They deceive the Lord Mayor that Hastings betrayed their confidence in plotting against them.
The Lord Mayor is convinced that Hastings freely confessed his treachery before he was executed.
He’ll persuade “our duteous citizens” that Hastings’s execution was the result of “just proceedings”.
Richard instructs Buckingham to question the legitimacy of his brother Edward and of his children.
Richard resolves to “draw the brats of Clarence out of sight” so that he alone has access to them.
Act Three Scene Six
A scrivener who has copied out evidence of Hastings’s treachery looks to the future with foreboding.
Act Three Scene Seven
Buckingham reports that he informed “the citizens” that Edward – unlike Richard – was illegitimate.
Also he recounted Richard’s achievements and bravery, and pronounced him “England’s royal king”.
His audience were “like dumb statues”, he reports, except for a small group at the rear of the hall.
Buckingham advises Richard to arm himself with a prayer-book to speak to the Mayor and citizens.
Armed with “right Christian zeal”, Richard is begged by Buckingham to reluctantly accept the crown.
Richard modestly admits to “so many my defects” and pretends to take comfort in Prince Edward.
Buckingham argues that Prince Edward is the fruit of an “unlawful bed” through his mother.
Richard’s apparent resistance elicits a threat from Buckingham to seek the “downfall of your house”.
Richard accepts the crown with evident reluctance, disclaiming responsibility for any consequences.
Plans are laid for his coronation to follow the next day, leaving Richard (it seems) to his prayers.
Act Four Scene One
Richard’s mother, his sister-in-law and his wife Anne meet at the Tower to visit the young Princes.
The warden informs them that “The king” (“I mean the lord protector”) does not allow the visit.
Stanley tells a reluctant Anne she must get to Westminster Abbey urgently to be crowned Queen.
Anne reports that Richard suffers from “timorous dreams” at night which prevent her from sleeping.
Richard’s mother desires “my grave”, while Elizabeth yearns for her imprisoned “tender babes”.
Act Four Scene Two
Richard plans to kill the Princes – “I want the bastards dead” – but Buckingham is unenthusiastic.
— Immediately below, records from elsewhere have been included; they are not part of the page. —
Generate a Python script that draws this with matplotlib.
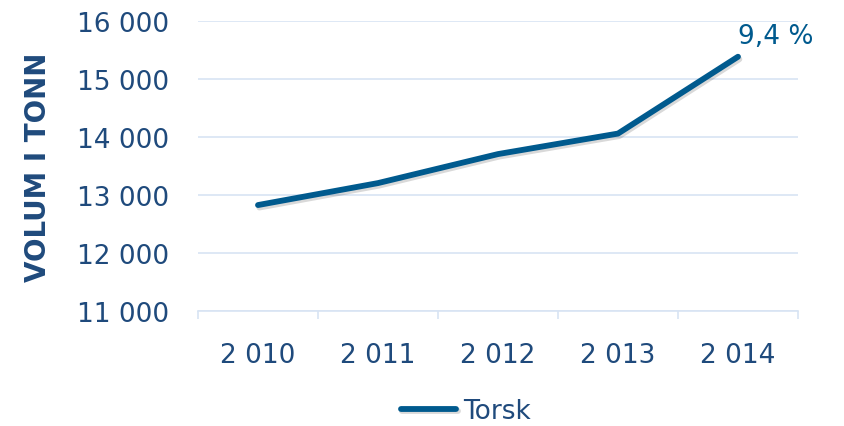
import matplotlib
matplotlib.use('Agg')
import matplotlib.pyplot as plt
import matplotlib.patheffects as pe

years = [2010, 2011, 2012, 2013, 2014]
torsk = [12828, 13206, 13705, 14058, 15380]
yticks = [11000, 12000, 13000, 14000, 15000, 16000]

text_col = '#1f4a7c'
line_col = '#005a8e'
grid_col = '#d8e4f3'

def spaced(n):
    return '{:,}'.format(n).replace(',', ' ')

plt.rcParams['font.family'] = ['DejaVu Sans']
fig = plt.figure(figsize=(8.44, 4.27), dpi=100)
ax = fig.add_axes([0.2346, 0.2686, 0.7109, 0.6806])

x = list(range(len(years)))
ax.plot(x, torsk, color=line_col, lw=4.2, solid_capstyle='round', label='Torsk',
        path_effects=[pe.SimpleLineShadow(offset=(1, -1.8), shadow_color='black', alpha=0.15),
                      pe.Normal()])

growth = (torsk[-1] / torsk[-2] - 1) * 100
ax.annotate('{:.1f} %'.format(growth).replace('.', ','), xy=(x[-1], torsk[-1]),
            xytext=(0, 15), textcoords='offset points', ha='left', va='center',
            fontsize=19, color=line_col)

ax.set_ylim(11000, 16000)
ax.set_xlim(-0.5, len(years) - 0.5)
ax.set_yticks(yticks)
ax.set_yticklabels([spaced(v) for v in yticks])
ax.set_xticks(x)
ax.set_xticklabels([spaced(y) for y in years])
ax.set_xticks([i - 0.5 for i in range(len(years) + 1)], minor=True)

ax.grid(axis='y', color=grid_col, lw=1.2)
ax.set_axisbelow(True)
for s in ['top', 'right', 'left']:
    ax.spines[s].set_visible(False)
ax.spines['bottom'].set_color(grid_col)
ax.spines['bottom'].set_linewidth(1.2)

ax.tick_params(axis='y', length=0, pad=21, labelsize=19, labelcolor=text_col)
ax.tick_params(axis='x', which='major', length=0, pad=22, labelsize=19, labelcolor=text_col)
ax.tick_params(axis='x', which='minor', length=6, width=1.2, color=grid_col)

ax.set_ylabel('VOLUM I TONN', fontsize=20, fontweight='bold', color=text_col, labelpad=18)

fig.legend(loc='center', bbox_to_anchor=(0.552, 0.035), frameon=False, fontsize=19,
           handlelength=2.1, handletextpad=0.25, labelcolor=text_col)

fig.savefig('out.png', dpi=100)
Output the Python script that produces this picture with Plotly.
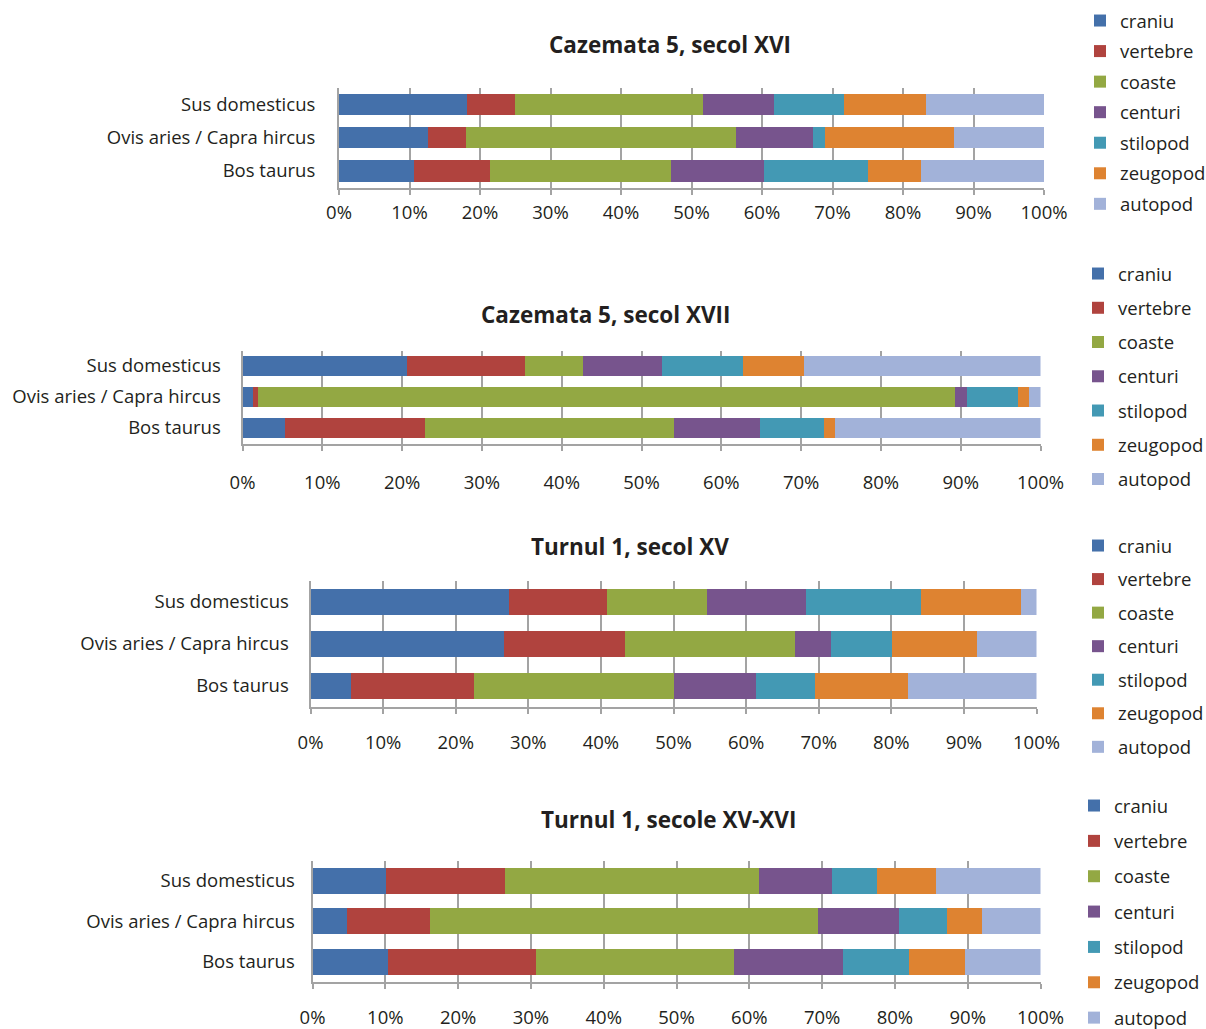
import plotly.graph_objects as go

# Skeletal element shares (%) by species, four archaeological contexts
species = ["Sus domesticus", "Ovis aries / Capra hircus", "Bos taurus"]
elements = ["craniu", "vertebre", "coaste", "centuri", "stilopod", "zeugopod", "autopod"]
colors = ["#4470AA", "#B0433E", "#93A843", "#77548D", "#4399B4", "#DE8331", "#A2B2D9"]

titles = [
    "Cazemata 5, secol XVI",
    "Cazemata 5, secol XVII",
    "Turnul 1, secol XV",
    "Turnul 1, secole XV-XVI",
]

tick_values = list(range(0, 101, 10))
tick_labels = [f"{v}%" for v in tick_values]

# rows: Sus domesticus, Ovis/Capra, Bos taurus ; columns follow `elements`
caz5_xvi = [
    [18.2, 6.7, 26.8, 10.0, 9.9, 11.7, 16.7],
    [12.6, 5.4, 38.3, 10.9, 1.8, 18.2, 12.8],
    [10.6, 10.8, 25.7, 13.2, 14.8, 7.5, 17.4],
]
caz5_xvii = [
    [20.6, 14.8, 7.3, 9.9, 10.1, 7.7, 29.6],
    [1.3, 0.7, 87.3, 1.5, 6.4, 1.4, 1.4],
    [5.3, 17.6, 31.2, 10.8, 8.0, 1.4, 25.7],
]
turn1_xv = [
    [27.3, 13.6, 13.7, 13.6, 15.9, 13.7, 2.2],
    [26.7, 16.6, 23.5, 4.9, 8.4, 11.7, 8.2],
    [5.6, 16.9, 27.6, 11.3, 8.1, 12.8, 17.7],
]
turn1_xv_xvi = [
    [10.1, 16.4, 34.8, 10.1, 6.1, 8.2, 14.3],
    [4.8, 11.3, 53.3, 11.2, 6.5, 4.9, 8.0],
    [10.4, 20.3, 27.2, 15.0, 9.0, 7.7, 10.4],
]
panels = [caz5_xvi, caz5_xvii, turn1_xv, turn1_xv_xvi]

W, H = 1206, 1029
FONT = "Open Sans"
TXT = "#231F20"
GRID = "#A3A3A3"
FS = 18.5

# pixel geometry of each panel: (left, right, top, bottom)
boxes = [
    (339, 1044, 87.5, 187.5),
    (242.5, 1040.5, 350.5, 443.5),
    (310.5, 1036.5, 581, 707),
    (312.5, 1040.5, 860.5, 982),
]
title_pos = [(670, 44), (605, 314), (630, 546), (668, 819)]
legend_pos = [(1080, 2), (1078, 255), (1078, 527), (1074, 787)]
legend_gap = [3.5, 7.2, 6.5, 8.3]
x_standoff = [2, 16, 13, 13]
y_standoff = [18, 16, 16, 12]

fig = go.Figure()

for p, data in enumerate(panels):
    n = p + 1
    suffix = "" if n == 1 else str(n)
    for j, el in enumerate(elements):
        fig.add_trace(go.Bar(
            y=species,
            x=[row[j] for row in data],
            orientation="h",
            name=el,
            marker=dict(color=colors[j], line=dict(width=0)),
            xaxis="x" + suffix,
            yaxis="y" + suffix,
            legend="legend" + suffix,
            legendgroup=f"{n}-{el}",
            hoverinfo="name+x",
        ))

    left, right, top, bottom = boxes[p]
    fig.layout["xaxis" + suffix] = dict(
        domain=[left / W, right / W],
        anchor="y" + suffix,
        range=[0, 100],
        tickmode="array",
        tickvals=tick_values,
        ticktext=tick_labels,
        showgrid=True,
        gridcolor=GRID,
        gridwidth=1.5,
        showline=True,
        linecolor=GRID,
        linewidth=2,
        ticks="outside",
        ticklen=5,
        tickcolor=GRID,
        tickwidth=1.5,
        ticklabelstandoff=x_standoff[p],
        tickfont=dict(family=FONT, size=FS, color=TXT),
        zeroline=False,
        fixedrange=True,
    )
    fig.layout["yaxis" + suffix] = dict(
        domain=[1 - bottom / H, 1 - top / H],
        anchor="x" + suffix,
        type="category",
        categoryorder="array",
        categoryarray=species,
        autorange="reversed",
        showgrid=False,
        showline=True,
        linecolor=GRID,
        linewidth=2,
        ticks="",
        ticklabelstandoff=y_standoff[p],
        tickfont=dict(family=FONT, size=FS, color=TXT),
        fixedrange=True,
    )

    lx, ly = legend_pos[p]
    fig.layout["legend" + suffix] = dict(
        x=lx / W,
        y=1 - ly / H,
        xanchor="left",
        yanchor="top",
        orientation="v",
        traceorder="grouped",
        tracegroupgap=legend_gap[p],
        font=dict(family=FONT, size=FS, color=TXT),
        bgcolor="rgba(0,0,0,0)",
        itemclick=False,
        itemdoubleclick=False,
    )

    tx, ty = title_pos[p]
    fig.add_annotation(
        text=f"<b>{titles[p]}</b>",
        x=tx / W,
        y=1 - ty / H,
        xref="paper",
        yref="paper",
        xanchor="center",
        yanchor="middle",
        showarrow=False,
        font=dict(family=FONT, size=22.5, color=TXT),
    )

fig.update_layout(
    width=W,
    height=H,
    margin=dict(l=0, r=0, t=0, b=0, autoexpand=False),
    barmode="stack",
    bargap=0.36,
    paper_bgcolor="white",
    plot_bgcolor="white",
    font=dict(family=FONT, color=TXT),
)

fig.write_html("out.html")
Richard orders rumours to spread that Anne is “sick and like to die”; he means to marry his niece.
Tyrrel, recruited for his cynicism, is tasked by Richard with murdering “those bastards in the Tower”.
Buckingham returns to find Richard distracted by fears of Richmond, and resolves to flee.
Act Four Scene Three
Tyrrel reports that the Princes have been murdered in the Tower – evidently a painful operation.
Richard is told of their murder, and reflects on the demise of all extant threats other than Richmond.
News arrives that Buckingham has raised an army to oppose Richard, prompting an urgent response.
Act Four Scene Four
Margaret of Anjou, widow of Henry VI, will return to France, leaving behind an England in turmoil.
The widows of Henry VI, Edward IV and the Duke of York lament the loss of so many loved ones.
Margaret blames the Duchess of York since Richard “From forth … thy womb hath crept”.
She reminds Edward’s widow how far she has fallen – for her the “wheel of justice wheel’d about”.
She tells them that to curse is to exaggerate, leaving them to plan to “smother / My damned son”.
Richard arrives, to be met with accusations of multiple family members from the two women.
His mother denounces Richard’s life as a baby, a child, a schoolboy, a young man and in maturity.
She tells him she will “never speak to thee again” and curses his prospects in the coming battle.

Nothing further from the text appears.